Ныне широко известна саркастическая ирония Михаила Шолохова по адресу ниспровергателей величия Сталина: «Да, был культ... Но – была и личность!» Тогда, в пору антисталинской истерии, царившей в политических верхах, даже великому писателю трудно было усомниться во «вредоносности» такого культа, поэтому он противопоставляет культ и личность. Между тем, благоговейное отношение к великой личности со стороны тех, кто сознает ее величие, – дело вполне понятное и объяснимое: это своего рода сердечный ответ на ее высокие стремления и благие деяния. А если это личность великого народного вождя, то такое отношение с неизбежностью становится значительным фактом народного сознания. В. С. Сафрончук, советский дипломат, рассказывал: «Я помню, как один товарищ из Грузии на вступительных экзаменах в аспирантуру МГИМО никак не мог дать вразумительный ответ на модный тогда вопрос об истоках культа личности Сталина и, отчаявшись, заявил: была личность – был культ, нет личности – нет культа» (Советская Россия. – 1995. – 26 декабря).
С. В. Михалков, сам человек необыкновенных способностей, стихами которого зачитываются все с младенчества, задается своего рода вопросом без ответа: «Что это было такое, если даже в дневниках Он заставлял писать о себе как о земном Боге, и это ощущение земного Бога было даже у его врагов – и каких врагов! Вспомним, Черчилль говорил, как в дни Ялтинской конференции, когда Сталин входил в зал, они почему-то вставали и при этом держали руки по швам. Черчилль решил не вставать. Он пишет: «Сталин вошел, и вдруг будто потусторонняя сила подняла меня. Я встал» [99, с. 94].
Одно из непременных проявлений всякого культа – вера. Глубокая и искренняя вера в высшую правду всего, что связано с личностью, ставшей предметом культа. И прежде всего, это вера в праведность земной жизни человека, это вера в величие его деяний, это твердая уверенность в правоте, искренности и безошибочности его слова.

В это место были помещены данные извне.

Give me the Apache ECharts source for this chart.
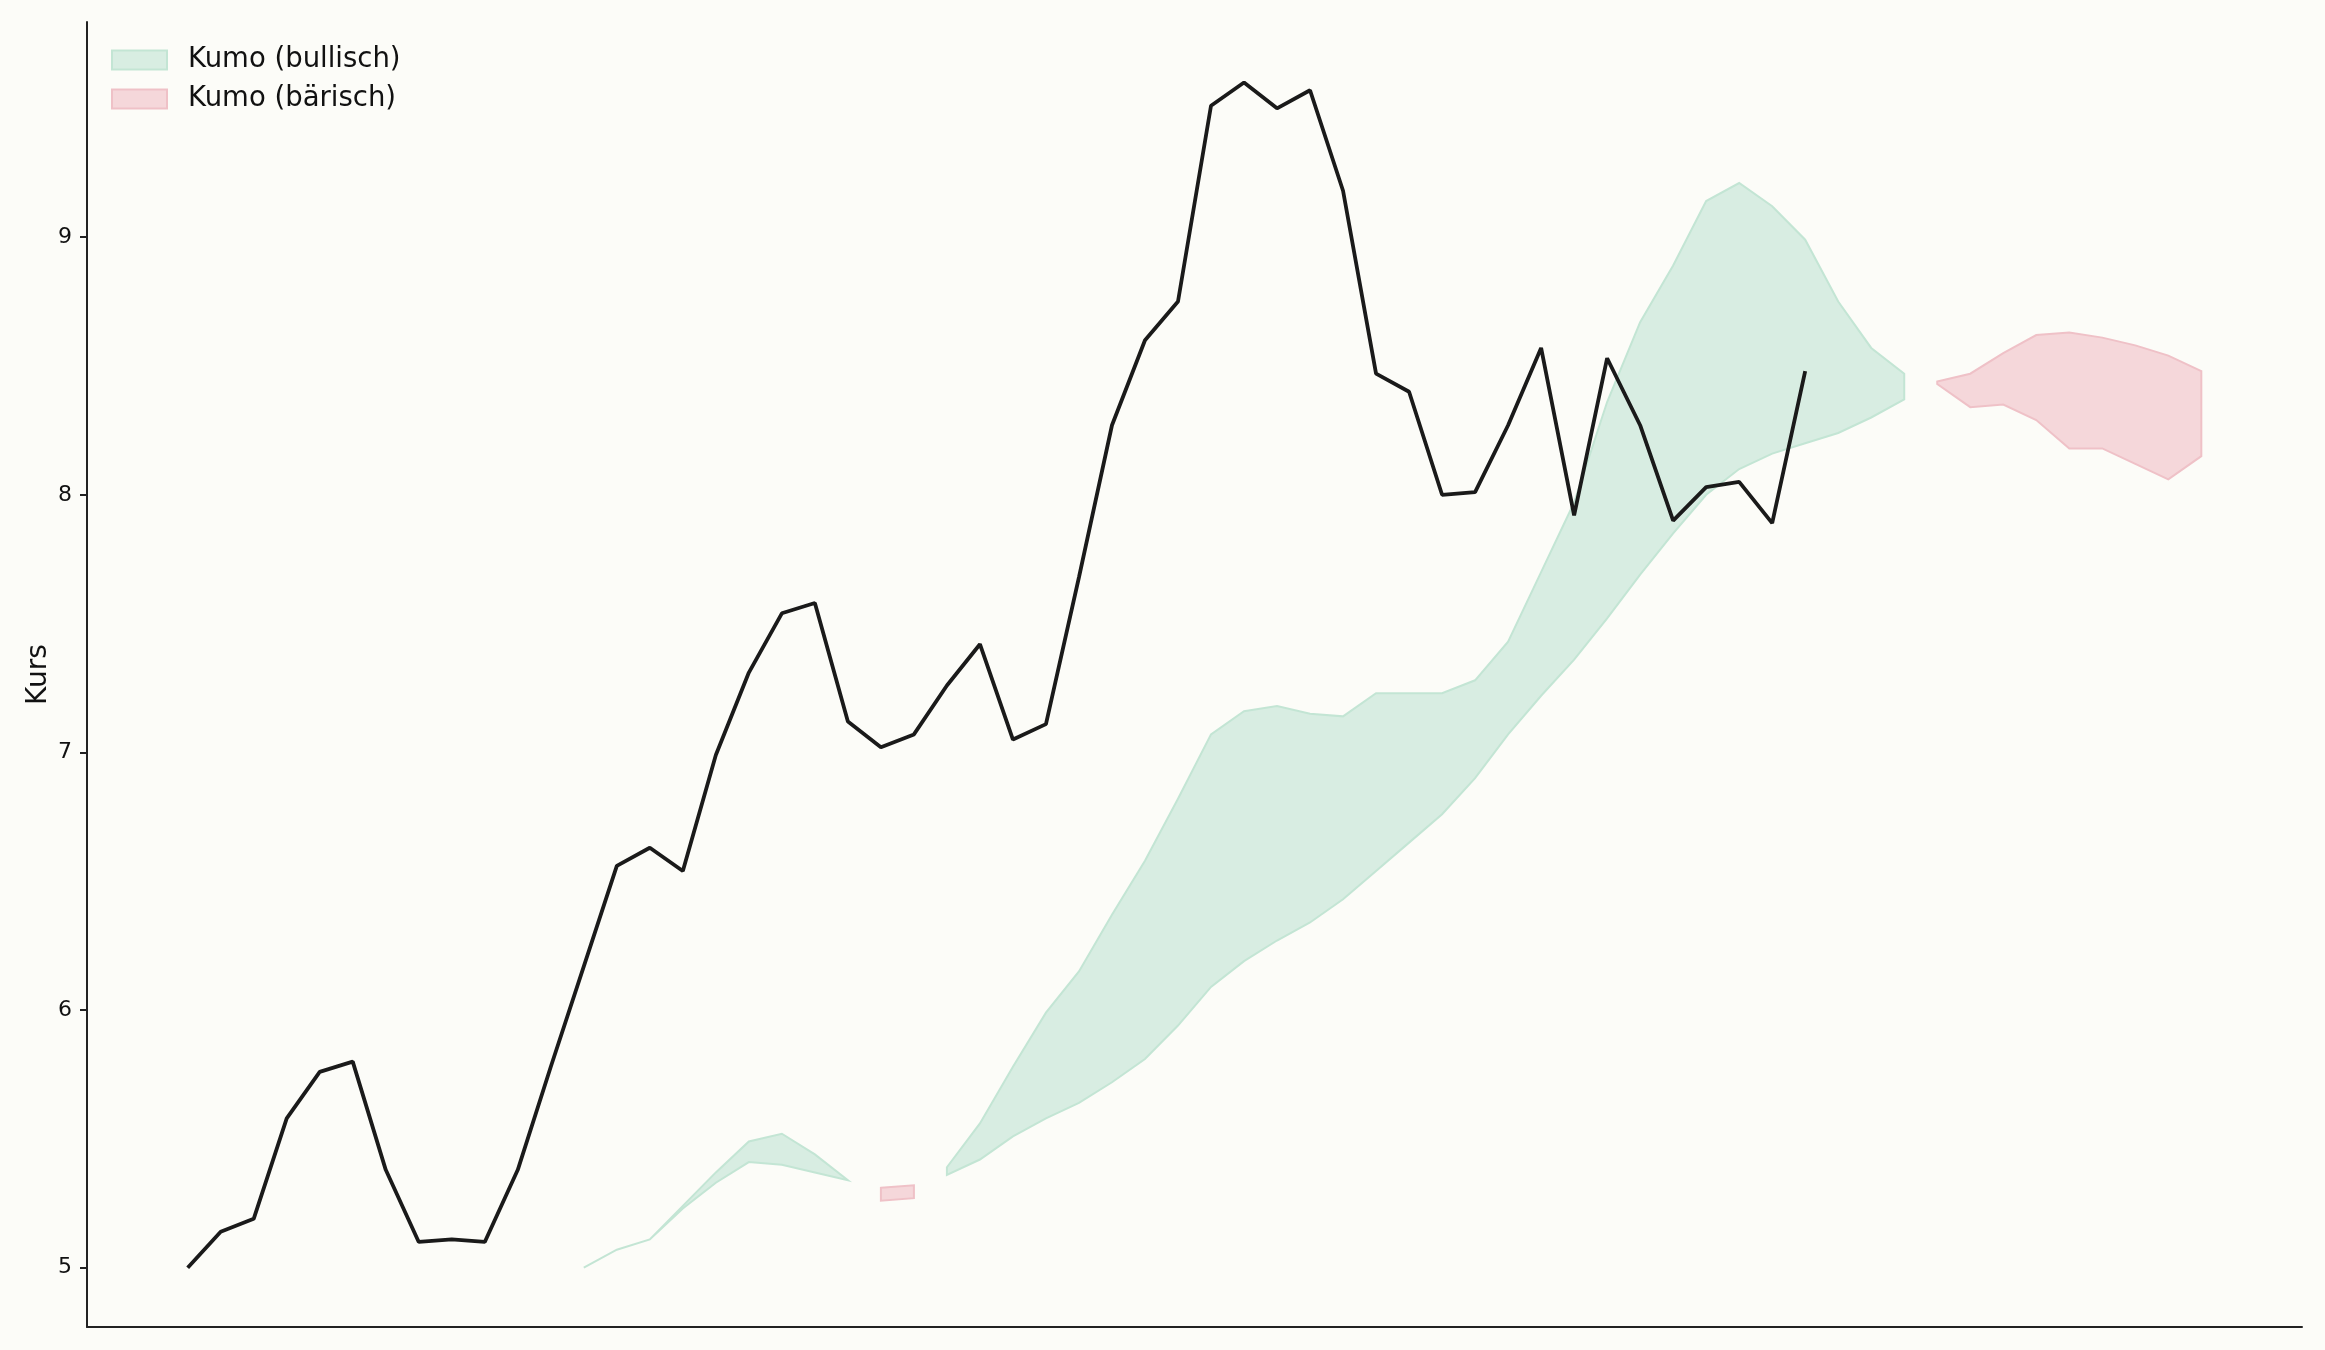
<!DOCTYPE html>
<html>
<head>
<meta charset="utf-8">
<script src="https://cdn.jsdelivr.net/npm/echarts@6/dist/echarts.min.js"></script>
<style>
html,body{margin:0;padding:0;background:#fcfcf8;}
#chart{width:2325px;height:1350px;}
</style>
</head>
<body>
<div id="chart"></div>
<script>
// Price (Kurs), index 0..49
const price = [5.00,5.14,5.19,5.58,5.76,5.80,5.38,5.10,5.11,5.10,
  5.38,5.78,6.17,6.56,6.63,6.54,6.99,7.31,7.54,7.58,
  7.12,7.02,7.07,7.26,7.42,7.05,7.11,7.68,8.27,8.60,
  8.75,9.51,9.60,9.50,9.57,9.18,8.47,8.40,8.00,8.01,
  8.27,8.57,7.92,8.53,8.27,7.90,8.03,8.05,7.89,8.48];
// Cloud spans, index 12..61
const cloudStart = 12;
const spanA = [5.00,5.07,5.11,5.24,5.37,5.49,5.52,5.44,5.34,5.26,
  5.27,5.39,5.56,5.78,5.99,6.15,6.37,6.58,6.82,7.07,
  7.16,7.18,7.15,7.14,7.23,7.23,7.23,7.28,7.43,7.70,
  7.97,8.36,8.67,8.89,9.14,9.21,9.12,8.99,8.75,8.57,
  8.47,8.43,8.34,8.35,8.29,8.18,8.18,8.12,8.06,8.15];
const spanB = [5.00,5.07,5.11,5.23,5.33,5.41,5.40,5.37,5.34,5.31,
  5.32,5.36,5.42,5.51,5.58,5.64,5.72,5.81,5.94,6.09,
  6.19,6.27,6.34,6.43,6.54,6.65,6.76,6.90,7.07,7.22,
  7.36,7.52,7.69,7.85,8.00,8.10,8.16,8.20,8.24,8.30,
  8.37,8.44,8.47,8.55,8.62,8.63,8.61,8.58,8.54,8.48];
const yTicks = [5,6,7,8,9];
const legendNames = ['Kumo (bullisch)','Kumo (bärisch)'];

const priceData = price.map((v,i)=>[i,v]);
function regions(bull){
  const out=[]; let s=-1;
  for(let k=0;k<spanA.length;k++){
    const ok = bull ? spanA[k]>=spanB[k] : spanA[k]<spanB[k];
    if(ok && s<0) s=k;
    if((!ok || k===spanA.length-1) && s>=0){ out.push([s, ok?k:k-1]); s=-1; }
  }
  return out;
}
function makeRender(fill, stroke){
  return function(params, api){
    const s = api.value(0), e = api.value(1);
    const pts=[];
    for(let k=s;k<=e;k++){ pts.push(api.coord([cloudStart+k, Math.max(spanA[k],spanB[k])])); }
    for(let k=e;k>=s;k--){ pts.push(api.coord([cloudStart+k, Math.min(spanA[k],spanB[k])])); }
    return {type:'polygon', shape:{points:pts}, style:{fill:fill, stroke:stroke, lineWidth:2}};
  };
}
const GF='#d8ede2', GS='#c3e5d4', RF='#f5d7da', RS='#efc1c7';
const chart = echarts.init(document.getElementById('chart'), null, {renderer:'canvas'});
chart.setOption({
  backgroundColor:'#fcfcf8',
  animation:false,
  textStyle:{fontFamily:'DejaVu Sans'},
  grid:{left:87,right:23,top:22,bottom:23,containLabel:false},
  legend:{
    orient:'vertical', left:111, top:46, padding:0, itemWidth:55, itemHeight:19, itemGap:11,
    selectedMode:false,
    textStyle:{fontSize:27.5, color:'#111', fontFamily:'DejaVu Sans', lineHeight:28, padding:[0,0,0,16]},
    data:[
      {name:legendNames[0], icon:'rect', itemStyle:{color:GF,borderColor:GS,borderWidth:2}},
      {name:legendNames[1], icon:'rect', itemStyle:{color:RF,borderColor:RS,borderWidth:2}}
    ]
  },
  xAxis:{type:'value', min:-3.05, max:64.05,
    axisLine:{show:true,onZero:false,lineStyle:{color:'#222',width:2}},
    axisTick:{show:false}, axisLabel:{show:false}, splitLine:{show:false}},
  yAxis:{type:'value', min:4.770, max:9.835,
    name:'Kurs', nameLocation:'middle', nameGap:34, nameRotate:90, nameMoveOverlap:false,
    nameTextStyle:{fontSize:28,color:'#111',fontFamily:'DejaVu Sans'},
    axisLine:{show:true,onZero:false,lineStyle:{color:'#222',width:2}},
    axisTick:{show:true,length:7,lineStyle:{color:'#222',width:2},customValues:yTicks},
    axisLabel:{show:true,fontSize:22,color:'#111',margin:15,customValues:yTicks,fontFamily:'DejaVu Sans'},
    splitLine:{show:false}},
  series:[
    {name:legendNames[0], type:'custom', renderItem:makeRender(GF,GS), data:regions(true),
     itemStyle:{color:GF,borderColor:GS}, z:1, silent:true},
    {name:legendNames[1], type:'custom', renderItem:makeRender(RF,RS), data:regions(false),
     itemStyle:{color:RF,borderColor:RS}, z:1, silent:true},
    {name:'Kurs', type:'line', data:priceData, showSymbol:false, symbol:'none',
     lineStyle:{color:'#1a1a1a',width:3.8}, z:5, silent:true}
  ]
});
</script>
</body>
</html>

Авторитет сталинского слова был безусловным, абсолютным и непререкаемым. Д. Стейнбек пишет, что во многих речах, которые он слышал в России, ораторы «приводили цитату из Сталина в качестве окончательного доказательства справедливости своей мысли – точь-в-точь как средневековые схоласты ухватывались за цитату из Аристотеля. В России слово Сталина – истина в последней инстанции, и, что бы он ни сказал, никто не возразит. И это непреложный факт, чем бы ни пытались это объяснить – пропагандой, воспитанием, постоянным напоминанием, повсюду присутствующей иконографией. Ощутить это в полной мере можно, когда услышишь, как слышали мы много раз:
– Сталин никогда не ошибался. За всю свою жизнь он не ошибся ни разу» [184, с. 110].
Возникает вопрос: почему же верили в это? Была ли это иррациональная вера или у нее были свои объективные основания?
Из новозаветных источников известно, что Иисус Христос совершал чудеса, поэтому многие верили в особую, чудодейственную силу его личности. А разве Сталин не совершал чудеса? Создание великой индустриальной державы за десять лет – это не чудо? Разгром армии, опиравшейся на мощь всей континентальной Европы – это ли не чудо? А взлет с военного пепелища в космос – это ведь тоже чудо! Впрочем, чудеса он, в отличие от Христа, совершал не в одиночку: их творил народ под водительством Сталина, да и совершались они не для отдельно взятого человека, а во имя всего народа, во имя его чаяний и надежд, – это были чудеса, творимые миллионами людей и зримые для всех. Творили их с солнечным блеском в глазах, и в этом блеске зримо отражался свет его гения.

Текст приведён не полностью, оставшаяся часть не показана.